Manufacturers remove the water and concentrate the whey proteins, ending up with a white to cream-colored product containing 90% or more protein called whey protein isolate (WPI). A typical WPI powder will contain approximately 92.0% protein, 4.5% moisture, 2.0% ash, 1.0% fat and 0.5% lactose. However, modifying manufacturing technology creates whey isolate products with varying composition and functional properties.
“WPI composition is affected primarily by its method of manufacture,” notes Grace Harris, manager of new business and applications, Hilmar Ingredients, Hilmar, CA. “The two most-common methods of WPI manufacture are microfiltration (MF) and ion exchange (referred to as IX or IE). These methods create minimal difference in nonprotein components such as fat, lactose and minerals. By its nature, at greater than 90% protein, WPI has a very low content of these components to begin with. The main differences created by the two methods of manufacture are in the protein fraction content and some functionality.”
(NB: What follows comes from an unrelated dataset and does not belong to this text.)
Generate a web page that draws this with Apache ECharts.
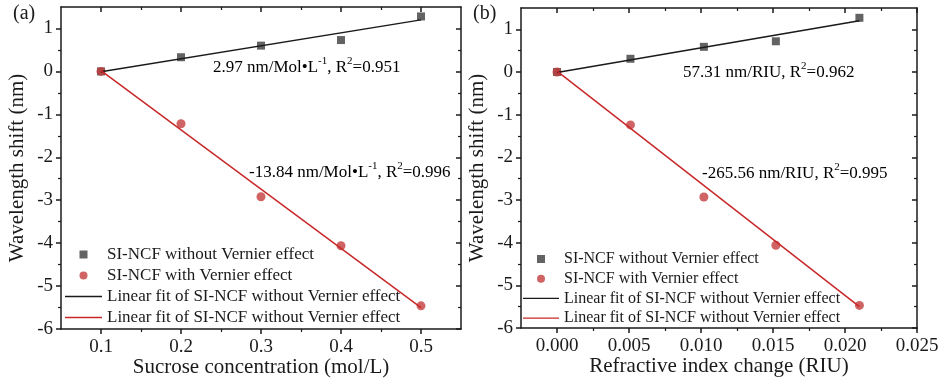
<!DOCTYPE html>
<html>
<head>
<meta charset="utf-8">
<script src="https://cdn.jsdelivr.net/npm/echarts@6/dist/echarts.min.js"></script>
<style>
  html, body { margin: 0; padding: 0; background: #fff; }
  #chart { width: 939px; height: 382px; }
</style>
</head>
<body>
<div id="chart"></div>
<script>
// data
const concX = [0.1, 0.2, 0.3, 0.4, 0.5];
const riuX = [0, 0.0051, 0.0102, 0.0152, 0.021];
const concNoVernier = [0, 0.33, 0.60, 0.73, 1.28];
const concVernier = [0, -1.22, -2.92, -4.06, -5.46];
const riuNoVernier = [0, 0.31, 0.59, 0.72, 1.27];
const riuVernier = [0, -1.24, -2.93, -4.06, -5.47];

// fitted line end points
const concFitX = [0.1, 0.5];
const riuFitX = [0, 0.021];
const fitNoVernier = [-0.01, 1.2];
const fitVernier = [0.02, -5.5];

// ticks
const concTicks = [0.1, 0.2, 0.3, 0.4, 0.5];
const concMinor = [0.15, 0.25, 0.35, 0.45];
const riuTicks = [0, 0.005, 0.01, 0.015, 0.02, 0.025];
const riuMinor = [0.0025, 0.0075, 0.0125, 0.0175, 0.0225];
const yTicks = [-6, -5, -4, -3, -2, -1, 0, 1];
const yMinor = [-5.5, -4.5, -3.5, -2.5, -1.5, -0.5, 0.5];

const names = [
  'SI-NCF without Vernier effect',
  'SI-NCF with Vernier effect',
  'Linear fit of SI-NCF without Vernier effect',
  'Linear fit of SI-NCF without Vernier effect ' // trailing space keeps legend items apart
];

const serif = "'Liberation Serif', 'Times New Roman', serif";
const ink = '#1a1a1a';
const gray = '#3c3c3c';
const red = '#c43c3c';
const redLine = '#c8282a';
const barIcon = 'path://M0,0H60V2.4H0Z';
const squareIcon = 'path://M0,0H10V10H0Z';

const zip = (xs, ys) => xs.map((x, i) => [x, ys[i]]);

function xAxes(grid, min, max, ticks, minor, label, nameText) {
  const base = {
    type: 'value', gridIndex: grid, min: min, max: max,
    splitLine: { show: false },
    axisLine: { show: false, onZero: false },
    axisLabel: { show: false },
    axisTick: { show: false }
  };
  return [
    Object.assign({}, base, {
      position: 'bottom',
      axisLine: { show: true, onZero: false, lineStyle: { color: ink, width: 1.5 } },
      axisTick: { show: true, inside: false, length: 5, customValues: ticks, lineStyle: { color: ink, width: 1.5 } },
      axisLabel: { show: true, customValues: ticks, formatter: label, margin: 9,
        fontFamily: serif, fontSize: 19, color: ink },
      name: nameText, nameLocation: 'middle', nameGap: 28, nameMoveOverlap: false,
      nameTextStyle: { fontFamily: serif, fontSize: 21, color: ink }
    }),
    Object.assign({}, base, {
      position: 'bottom',
      axisTick: { show: true, inside: false, length: 3, customValues: minor, lineStyle: { color: ink, width: 1.2 } }
    }),
    Object.assign({}, base, {
      position: 'top',
      axisLine: { show: true, onZero: false, lineStyle: { color: ink, width: 1.5 } },
      axisTick: { show: true, inside: true, length: 5, customValues: ticks, lineStyle: { color: ink, width: 1.5 } }
    }),
    Object.assign({}, base, {
      position: 'top',
      axisTick: { show: true, inside: true, length: 3, customValues: minor, lineStyle: { color: ink, width: 1.2 } }
    })
  ];
}

function yAxes(grid) {
  const base = {
    type: 'value', gridIndex: grid, min: -6, max: 1.5,
    splitLine: { show: false },
    axisLine: { show: false, onZero: false },
    axisLabel: { show: false },
    axisTick: { show: false }
  };
  return [
    Object.assign({}, base, {
      position: 'left',
      axisLine: { show: true, onZero: false, lineStyle: { color: ink, width: 1.5 } },
      axisTick: { show: true, inside: false, length: 5, customValues: yTicks, lineStyle: { color: ink, width: 1.5 } },
      axisLabel: { show: true, customValues: yTicks, margin: 8,
        fontFamily: serif, fontSize: 19, color: ink },
      name: 'Wavelength shift (nm)', nameLocation: 'middle', nameGap: 33, nameMoveOverlap: false,
      nameTextStyle: { fontFamily: serif, fontSize: 21, color: ink }
    }),
    Object.assign({}, base, {
      position: 'left',
      axisTick: { show: true, inside: false, length: 3, customValues: yMinor, lineStyle: { color: ink, width: 1.2 } }
    }),
    Object.assign({}, base, {
      position: 'right',
      axisLine: { show: true, onZero: false, lineStyle: { color: ink, width: 1.5 } },
      axisTick: { show: true, inside: true, length: 5, customValues: yTicks, lineStyle: { color: ink, width: 1.5 } }
    }),
    Object.assign({}, base, {
      position: 'right',
      axisTick: { show: true, inside: true, length: 3, customValues: yMinor, lineStyle: { color: ink, width: 1.2 } }
    })
  ];
}

function panelSeries(axis, xs, blackY, redY, fitX) {
  return [
    { name: names[2], type: 'line', xAxisIndex: axis, yAxisIndex: axis, symbol: 'none',
      data: zip(fitX, fitNoVernier), lineStyle: { color: ink, width: 1.5 }, itemStyle: { color: ink } },
    { name: names[3], type: 'line', xAxisIndex: axis, yAxisIndex: axis, symbol: 'none',
      data: zip(fitX, fitVernier), lineStyle: { color: redLine, width: 1.5 }, itemStyle: { color: redLine } },
    { name: names[0], type: 'scatter', xAxisIndex: axis, yAxisIndex: axis, symbol: 'rect',
      symbolSize: 8, data: zip(xs, blackY), itemStyle: { color: gray } },
    { name: names[1], type: 'scatter', xAxisIndex: axis, yAxisIndex: axis, symbol: 'circle',
      symbolSize: 9, data: zip(xs, redY), itemStyle: { color: red } }
  ];
}

function legendAt(left, top, width, size, gap) {
  return {
    left: left, top: top, padding: 0, orient: 'vertical',
    itemWidth: width, itemHeight: 8, itemGap: gap, symbolKeepAspect: true,
    selectedMode: false,
    data: [
      { name: names[0], icon: squareIcon },
      { name: names[1], icon: 'circle' },
      { name: names[2], icon: barIcon },
      { name: names[3], icon: barIcon }
    ],
    textStyle: { fontFamily: serif, fontSize: size, color: ink, lineHeight: size }
  };
}

function note(x, y, parts, size) {
  return {
    type: 'text', left: x, top: y, z: 100,
    style: {
      rich: {
        n: { fontFamily: serif, fontSize: size, color: ink, lineHeight: 20, verticalAlign: 'bottom' },
        s: { fontFamily: serif, fontSize: 11, color: ink, lineHeight: 20, verticalAlign: 'top' }
      },
      text: parts
    }
  };
}

const chart = echarts.init(document.getElementById('chart'), null, { renderer: 'canvas' });

chart.setOption({
  animation: false,
  backgroundColor: '#fff',
  grid: [
    { left: 61, top: 7, width: 400, height: 322, outerBoundsMode: 'none', containLabel: false },
    { left: 521, top: 8, width: 396, height: 320, outerBoundsMode: 'none', containLabel: false }
  ],
  xAxis: [].concat(
    xAxes(0, 0.05, 0.55, concTicks, concMinor, v => v.toFixed(1), 'Sucrose concentration (mol/L)'),
    xAxes(1, -0.0025, 0.025, riuTicks, riuMinor, v => v.toFixed(3), 'Refractive index change (RIU)')
  ),
  yAxis: [].concat(yAxes(0), yAxes(1)),
  legend: [
    legendAt(65, 246, 37, 17, 4),
    legendAt(523, 251, 36, 16, 3.7)
  ],
  series: [].concat(
    panelSeries(0, concX, concNoVernier, concVernier, concFitX),
    panelSeries(4, riuX, riuNoVernier, riuVernier, riuFitX)
  ),
  graphic: [
    { type: 'text', left: 13, top: 4, style: { text: '(a)', fontFamily: serif, fontSize: 20, fill: ink } },
    { type: 'text', left: 473, top: 4, style: { text: '(b)', fontFamily: serif, fontSize: 20, fill: ink } },
    note(213, 56, '{n|2.97 nm/Mol\u2022L}{s|-1}{n|, R}{s|2}{n|=0.951}', 17),
    note(249, 161, '{n|-13.84 nm/Mol\u2022L}{s|-1}{n|, R}{s|2}{n|=0.996}', 17),
    note(683, 61, '{n|57.31 nm/RIU, R}{s|2}{n|=0.962}', 17),
    note(702, 162, '{n|-265.56 nm/RIU, R}{s|2}{n|=0.995}', 17)
  ]
});
</script>
</body>
</html>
For example, “ion-exchange WPI contains high levels of beta-lactoglobulin and no glycomacropeptide,” explains Eric D. Bastian, Ph.D., vice president, research & development, Glanbia Nutritionals, Monroe, WI. “Alternatively, MF WPI contains lower levels of beta-lactoglobulin but high levels of glycomacropeptide.”
Enzymatic hydrolysis can also alter WPI functionality. “This allows processors to create an ingredient with widely varying functional and nutritional attributes,” says Bastian. “The degree of hydrolysis, specificity of proteolytic enzymes used, temperature and pH of hydrolysis all affect the functionality of the hydrolyzed WPI. The possible hydrolyzate variations are almost infinite.
“Mineral content can also be manipulated through membrane and electrodialysis processing techniques,” Bastian continues. “Mineral profile significantly impacts the functional properties of WPI, presenting the opportunity for specialized functionality.”
Pro nutrition
WPI can supply a concentrated source of high-quality protein for supplementation. Whey protein is a complete protein; it contains all 20 amino acids and all 9 essential amino acids in amounts proportional to the human body’s needs. Its protein digestibility corrected amino acid score (PDCAAS) is 1.14, and its biological value (BV) is 104. Whey protein also contains high concentrations of amino acids that are metabolized at high rates during exercise, particularly glutamine and leucine.